REQUIRED WORK - Will you repeat only the lines beginning at the one that mentions "Reproduce this chart with matplotlib." and ending at the one that mentions "color=col, ms=5.5, zorder=4)", both of them included, exactly?
--- Begin ---
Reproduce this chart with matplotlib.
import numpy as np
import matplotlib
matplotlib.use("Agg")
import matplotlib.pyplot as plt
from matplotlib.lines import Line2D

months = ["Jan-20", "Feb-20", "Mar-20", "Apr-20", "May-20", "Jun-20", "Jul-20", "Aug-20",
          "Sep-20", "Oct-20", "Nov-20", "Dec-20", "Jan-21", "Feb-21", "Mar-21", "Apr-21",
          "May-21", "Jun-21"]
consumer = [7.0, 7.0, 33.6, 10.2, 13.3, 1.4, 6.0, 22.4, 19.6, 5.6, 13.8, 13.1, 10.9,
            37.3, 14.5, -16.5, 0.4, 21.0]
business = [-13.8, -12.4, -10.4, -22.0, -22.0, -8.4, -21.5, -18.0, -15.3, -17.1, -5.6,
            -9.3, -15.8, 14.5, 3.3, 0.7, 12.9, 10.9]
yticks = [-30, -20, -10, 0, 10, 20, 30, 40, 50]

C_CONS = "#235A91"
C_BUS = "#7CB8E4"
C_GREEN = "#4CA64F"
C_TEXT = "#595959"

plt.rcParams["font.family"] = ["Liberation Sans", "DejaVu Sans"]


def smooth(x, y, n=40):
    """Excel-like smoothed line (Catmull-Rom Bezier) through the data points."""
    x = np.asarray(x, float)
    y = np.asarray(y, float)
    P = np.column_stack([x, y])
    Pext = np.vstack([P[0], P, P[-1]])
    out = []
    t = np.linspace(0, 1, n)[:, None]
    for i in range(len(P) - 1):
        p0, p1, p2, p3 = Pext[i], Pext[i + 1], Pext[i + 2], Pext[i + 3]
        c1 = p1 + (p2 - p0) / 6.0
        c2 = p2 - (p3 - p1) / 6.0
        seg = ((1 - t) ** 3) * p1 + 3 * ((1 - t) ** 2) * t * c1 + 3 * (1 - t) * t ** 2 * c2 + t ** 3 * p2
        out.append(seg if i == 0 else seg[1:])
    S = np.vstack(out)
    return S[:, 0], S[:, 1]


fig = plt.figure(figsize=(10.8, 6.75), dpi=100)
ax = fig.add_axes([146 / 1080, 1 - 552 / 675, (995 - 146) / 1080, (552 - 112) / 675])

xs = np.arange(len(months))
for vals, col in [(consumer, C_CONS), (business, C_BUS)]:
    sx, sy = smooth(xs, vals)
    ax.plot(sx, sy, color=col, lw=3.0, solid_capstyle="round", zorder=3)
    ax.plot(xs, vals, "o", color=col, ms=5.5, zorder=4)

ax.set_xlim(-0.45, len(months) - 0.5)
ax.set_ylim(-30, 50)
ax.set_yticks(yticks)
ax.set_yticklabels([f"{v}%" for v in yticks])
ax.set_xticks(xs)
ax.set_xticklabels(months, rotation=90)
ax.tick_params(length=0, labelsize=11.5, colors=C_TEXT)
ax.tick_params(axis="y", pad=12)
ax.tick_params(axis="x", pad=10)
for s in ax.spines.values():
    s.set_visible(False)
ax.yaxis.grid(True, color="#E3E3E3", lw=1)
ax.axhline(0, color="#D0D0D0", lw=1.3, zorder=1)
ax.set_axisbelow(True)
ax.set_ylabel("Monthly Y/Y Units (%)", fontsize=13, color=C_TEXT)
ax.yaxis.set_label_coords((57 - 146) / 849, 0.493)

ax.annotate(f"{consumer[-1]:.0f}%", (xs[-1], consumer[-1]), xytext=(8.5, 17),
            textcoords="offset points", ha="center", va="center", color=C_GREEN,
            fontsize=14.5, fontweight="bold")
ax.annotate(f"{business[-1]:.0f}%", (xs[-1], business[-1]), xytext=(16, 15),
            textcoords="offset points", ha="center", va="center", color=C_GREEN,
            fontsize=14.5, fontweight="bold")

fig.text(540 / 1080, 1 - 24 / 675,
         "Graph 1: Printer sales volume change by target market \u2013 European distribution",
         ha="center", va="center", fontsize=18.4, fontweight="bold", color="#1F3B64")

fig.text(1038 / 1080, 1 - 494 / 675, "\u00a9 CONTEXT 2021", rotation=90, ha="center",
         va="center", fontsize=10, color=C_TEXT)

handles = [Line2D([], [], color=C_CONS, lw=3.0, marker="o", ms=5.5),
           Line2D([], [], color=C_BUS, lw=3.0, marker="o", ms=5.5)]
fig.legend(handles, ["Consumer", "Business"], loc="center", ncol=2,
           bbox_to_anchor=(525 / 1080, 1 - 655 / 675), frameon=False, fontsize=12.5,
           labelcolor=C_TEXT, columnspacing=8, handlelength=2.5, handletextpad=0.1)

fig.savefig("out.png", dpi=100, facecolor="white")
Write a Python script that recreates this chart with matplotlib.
--- End ---
--- Begin ---
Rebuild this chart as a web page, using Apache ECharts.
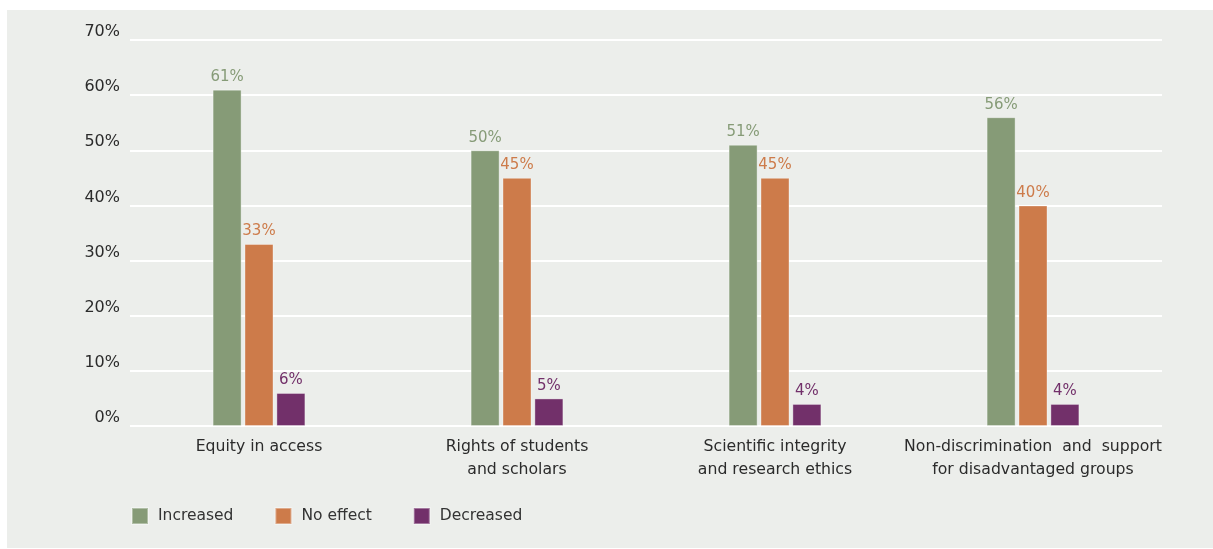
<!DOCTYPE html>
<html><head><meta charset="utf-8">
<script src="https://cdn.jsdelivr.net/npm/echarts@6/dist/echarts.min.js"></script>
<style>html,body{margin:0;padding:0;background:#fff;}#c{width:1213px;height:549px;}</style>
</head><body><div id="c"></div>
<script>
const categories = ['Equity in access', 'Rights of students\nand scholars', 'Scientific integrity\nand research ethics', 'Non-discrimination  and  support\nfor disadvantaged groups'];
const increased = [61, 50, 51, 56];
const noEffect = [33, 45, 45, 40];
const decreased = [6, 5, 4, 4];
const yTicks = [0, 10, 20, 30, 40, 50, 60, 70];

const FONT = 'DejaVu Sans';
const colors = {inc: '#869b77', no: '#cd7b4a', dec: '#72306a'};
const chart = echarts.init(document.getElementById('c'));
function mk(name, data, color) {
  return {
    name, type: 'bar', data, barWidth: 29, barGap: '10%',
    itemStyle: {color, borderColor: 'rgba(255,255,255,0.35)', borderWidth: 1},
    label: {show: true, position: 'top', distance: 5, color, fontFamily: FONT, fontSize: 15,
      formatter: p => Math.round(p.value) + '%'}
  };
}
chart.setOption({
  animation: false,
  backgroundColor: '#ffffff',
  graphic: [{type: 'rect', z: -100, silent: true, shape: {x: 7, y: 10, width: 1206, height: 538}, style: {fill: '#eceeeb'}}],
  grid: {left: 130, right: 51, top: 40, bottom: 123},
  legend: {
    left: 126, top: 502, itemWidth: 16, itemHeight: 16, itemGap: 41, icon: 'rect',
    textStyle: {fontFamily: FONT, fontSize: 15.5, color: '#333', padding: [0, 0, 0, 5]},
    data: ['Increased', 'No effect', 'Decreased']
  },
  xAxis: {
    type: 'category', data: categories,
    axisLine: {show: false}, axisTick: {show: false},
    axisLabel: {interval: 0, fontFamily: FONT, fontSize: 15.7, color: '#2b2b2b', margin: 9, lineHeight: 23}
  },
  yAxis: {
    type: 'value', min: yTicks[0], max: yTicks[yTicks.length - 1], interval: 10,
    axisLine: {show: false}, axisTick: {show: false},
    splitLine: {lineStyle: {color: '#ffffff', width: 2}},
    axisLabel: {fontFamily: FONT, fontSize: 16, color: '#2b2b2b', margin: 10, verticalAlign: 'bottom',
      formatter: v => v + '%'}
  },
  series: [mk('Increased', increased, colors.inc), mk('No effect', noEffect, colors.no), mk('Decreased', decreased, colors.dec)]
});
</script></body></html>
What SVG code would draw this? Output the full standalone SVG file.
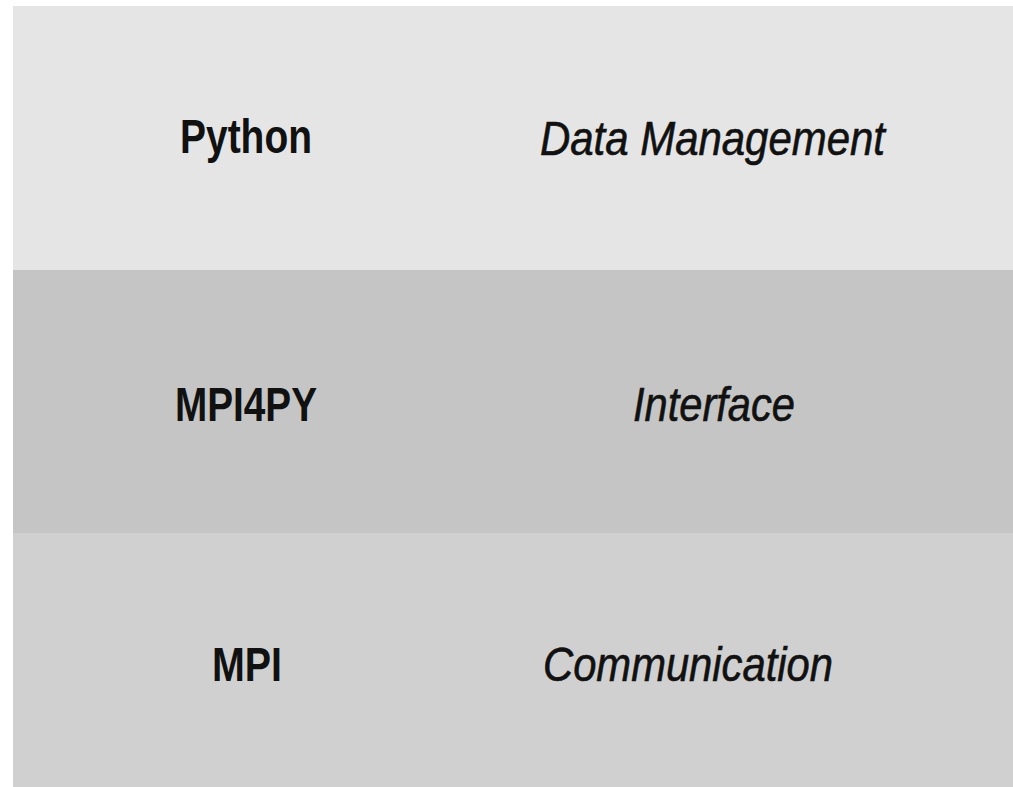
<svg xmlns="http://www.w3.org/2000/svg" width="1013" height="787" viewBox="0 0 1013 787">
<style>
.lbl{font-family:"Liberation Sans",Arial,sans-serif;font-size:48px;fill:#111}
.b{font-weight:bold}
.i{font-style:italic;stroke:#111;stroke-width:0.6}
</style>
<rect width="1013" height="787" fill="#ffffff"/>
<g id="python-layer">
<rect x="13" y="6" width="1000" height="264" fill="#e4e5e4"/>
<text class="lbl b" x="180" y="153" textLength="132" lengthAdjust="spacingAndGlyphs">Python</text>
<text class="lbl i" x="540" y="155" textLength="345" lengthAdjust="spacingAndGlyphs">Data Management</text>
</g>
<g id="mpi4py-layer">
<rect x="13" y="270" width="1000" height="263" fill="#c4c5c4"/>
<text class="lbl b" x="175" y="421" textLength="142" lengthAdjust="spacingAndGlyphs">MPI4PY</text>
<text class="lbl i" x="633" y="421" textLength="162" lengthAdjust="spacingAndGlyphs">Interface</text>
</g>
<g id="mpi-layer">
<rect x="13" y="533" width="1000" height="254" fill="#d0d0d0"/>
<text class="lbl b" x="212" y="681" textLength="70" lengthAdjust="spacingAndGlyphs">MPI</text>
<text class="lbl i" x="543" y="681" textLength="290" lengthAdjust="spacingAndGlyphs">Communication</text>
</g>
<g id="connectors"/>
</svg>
--- End ---
WRITTEN REPLY -
Reproduce this chart with matplotlib.
import numpy as np
import matplotlib
matplotlib.use("Agg")
import matplotlib.pyplot as plt
from matplotlib.lines import Line2D

months = ["Jan-20", "Feb-20", "Mar-20", "Apr-20", "May-20", "Jun-20", "Jul-20", "Aug-20",
          "Sep-20", "Oct-20", "Nov-20", "Dec-20", "Jan-21", "Feb-21", "Mar-21", "Apr-21",
          "May-21", "Jun-21"]
consumer = [7.0, 7.0, 33.6, 10.2, 13.3, 1.4, 6.0, 22.4, 19.6, 5.6, 13.8, 13.1, 10.9,
            37.3, 14.5, -16.5, 0.4, 21.0]
business = [-13.8, -12.4, -10.4, -22.0, -22.0, -8.4, -21.5, -18.0, -15.3, -17.1, -5.6,
            -9.3, -15.8, 14.5, 3.3, 0.7, 12.9, 10.9]
yticks = [-30, -20, -10, 0, 10, 20, 30, 40, 50]

C_CONS = "#235A91"
C_BUS = "#7CB8E4"
C_GREEN = "#4CA64F"
C_TEXT = "#595959"

plt.rcParams["font.family"] = ["Liberation Sans", "DejaVu Sans"]


def smooth(x, y, n=40):
    """Excel-like smoothed line (Catmull-Rom Bezier) through the data points."""
    x = np.asarray(x, float)
    y = np.asarray(y, float)
    P = np.column_stack([x, y])
    Pext = np.vstack([P[0], P, P[-1]])
    out = []
    t = np.linspace(0, 1, n)[:, None]
    for i in range(len(P) - 1):
        p0, p1, p2, p3 = Pext[i], Pext[i + 1], Pext[i + 2], Pext[i + 3]
        c1 = p1 + (p2 - p0) / 6.0
        c2 = p2 - (p3 - p1) / 6.0
        seg = ((1 - t) ** 3) * p1 + 3 * ((1 - t) ** 2) * t * c1 + 3 * (1 - t) * t ** 2 * c2 + t ** 3 * p2
        out.append(seg if i == 0 else seg[1:])
    S = np.vstack(out)
    return S[:, 0], S[:, 1]


fig = plt.figure(figsize=(10.8, 6.75), dpi=100)
ax = fig.add_axes([146 / 1080, 1 - 552 / 675, (995 - 146) / 1080, (552 - 112) / 675])

xs = np.arange(len(months))
for vals, col in [(consumer, C_CONS), (business, C_BUS)]:
    sx, sy = smooth(xs, vals)
    ax.plot(sx, sy, color=col, lw=3.0, solid_capstyle="round", zorder=3)
    ax.plot(xs, vals, "o", color=col, ms=5.5, zorder=4)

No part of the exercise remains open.